Fiscal and tax reform, one of six reforms reviewed by China's Central Leading Group for Deepening Overall Reform at its latest meeting, is likely to top the agenda in the next five years, experts say.
At Tuesday's meeting, President Xi Jinping urged Communist Party of China and government officials at all levels to show greater determination and perseverance in advancing reforms and to find solutions to new problems arising from the reforms.
The leading group adopted six plans covering state owned enterprises, fiscal and tax, finance, judiciary, people's livelihood and party building.
Fiscal and tax system reform will be vitally important for the 13th Five-year Plan (2016-2020), which is high on the agenda of October's plenary session of the Communist Party of China Central Committee, experts agreed.

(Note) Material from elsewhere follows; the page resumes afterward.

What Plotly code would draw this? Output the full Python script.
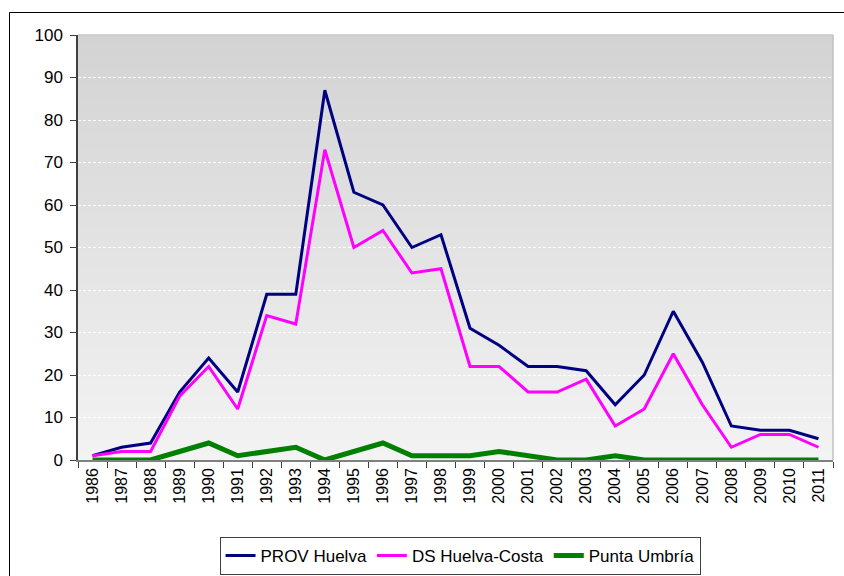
import plotly.graph_objects as go

years = [str(y) for y in range(1986, 2012)]
prov_huelva = [1, 3, 4, 16, 24, 16, 39, 39, 87, 63, 60, 50, 53, 31, 27, 22, 22, 21, 13, 20, 35, 23, 8, 7, 7, 5]
ds_huelva_costa = [1, 2, 2, 15, 22, 12, 34, 32, 73, 50, 54, 44, 45, 22, 22, 16, 16, 19, 8, 12, 25, 13, 3, 6, 6, 3]
punta_umbria = [0, 0, 0, 2, 4, 1, 2, 3, 0, 2, 4, 1, 1, 1, 2, 1, 0, 0, 1, 0, 0, 0, 0, 0, 0, 0]
y_ticks = list(range(0, 101, 10))

W, H = 844, 576
L, R, T, B = 78, 11, 35, 116
pw, ph = W - L - R, H - T - B

fig = go.Figure()
fig.add_trace(go.Scatter(x=years, y=prov_huelva, mode="lines", name="PROV Huelva",
                         line=dict(color="#000080", width=3)))
fig.add_trace(go.Scatter(x=years, y=ds_huelva_costa, mode="lines", name="DS Huelva-Costa",
                         line=dict(color="#FF00FF", width=3)))
fig.add_trace(go.Scatter(x=years, y=punta_umbria, mode="lines", name="Punta Umbría",
                         line=dict(color="#008000", width=5)))

shapes = []
n = 60
top_c = (211, 211, 211)
bot_c = (243, 243, 243)
for i in range(n):
    t = i / (n - 1)
    c = tuple(round(bot_c[k] + (top_c[k] - bot_c[k]) * t) for k in range(3))
    shapes.append(dict(type="rect", xref="paper", yref="paper", x0=0, x1=1,
                       y0=i / n, y1=(i + 1) / n + 0.002, layer="below",
                       line=dict(width=0), fillcolor="rgb(%d,%d,%d)" % c))
shapes.append(dict(type="line", xref="paper", yref="paper", x0=0, x1=1, y0=1, y1=1,
                   line=dict(color="#c8c8c8", width=1), layer="below"))
shapes.append(dict(type="line", xref="paper", yref="paper", x0=1, x1=1, y0=0, y1=1,
                   line=dict(color="#c0c0c0", width=1.5), layer="below"))
# outer chart frame
shapes.append(dict(type="rect", xref="paper", yref="paper",
                   x0=(9.5 - L) / pw, x1=(W + 5 - L) / pw,
                   y0=-(H + 5 - T - ph) / ph, y1=1 + (T - 12.5) / ph,
                   line=dict(color="#000000", width=1), fillcolor="rgba(0,0,0,0)"))
fig.update_layout(shapes=shapes)

fig.update_layout(
    width=W, height=H,
    margin=dict(l=L, r=R, t=T, b=B, autoexpand=False),
    paper_bgcolor="white",
    plot_bgcolor="rgba(0,0,0,0)",
    font=dict(family="Liberation Sans, Arial, sans-serif", size=16, color="#000000"),
    showlegend=True,
    legend=dict(orientation="h", x=0.506, xanchor="center", y=-0.181, yanchor="top",
                bordercolor="#404040", borderwidth=1, bgcolor="white",
                font=dict(size=17), tracegroupgap=0),
)
fig.update_xaxes(
    type="category", tickangle=-90, showgrid=False,
    showline=True, linecolor="#808080", linewidth=1.5,
    ticks="outside", ticklen=6, tickcolor="#404040", tickson="boundaries",
    tickfont=dict(size=16), range=[-0.5, len(years) - 0.5],
)
fig.update_yaxes(
    range=[0, 100], tickvals=y_ticks, showgrid=True, gridcolor="white",
    griddash="3px,2px", gridwidth=1, zeroline=False,
    showline=True, linecolor="#404040", linewidth=1.5,
    ticks="outside", ticklen=6, tickcolor="#404040",
    tickfont=dict(size=17), ticklabelstandoff=4,
)

fig.write_html(
    "out.html",
    config={"displayModeBar": False},
    post_script="document.body.style.margin='0';document.body.style.overflow='hidden';",
)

"The reform will concentrate on budget management, tax refrom and the fiscal relationship between central and local governments," said Ba Shusong, chief economist at the China Banking Association.
"China needs to deepen the fiscal and tax system reform in order to build a modern fiscal system,"said Ba.
Tax reform will focus on the introduction of property tax, adjustment of consumption tax and renovations of individual income tax, according to Ba.
The theme for the tax reform is to "cut indirect taxes" like consumption tax and "add direct ones" such as property tax, said Gao Peiyong, president of the National Academy of Economic Strategy, which is affiliated with the Chinese Academy of Social Sciences.
For the financial relationship of central and local governments, Gao believes the reform will delegate more power to local government for tax income in order to help them balance income and expenditure.
For years China has struggled to rein in local government debt. There is no official public data on the size of the problem, but the NAO estimated direct local government debt at 10.9 trillion yuan (1.7 trillion U.S. dollars) at the end of June 2013.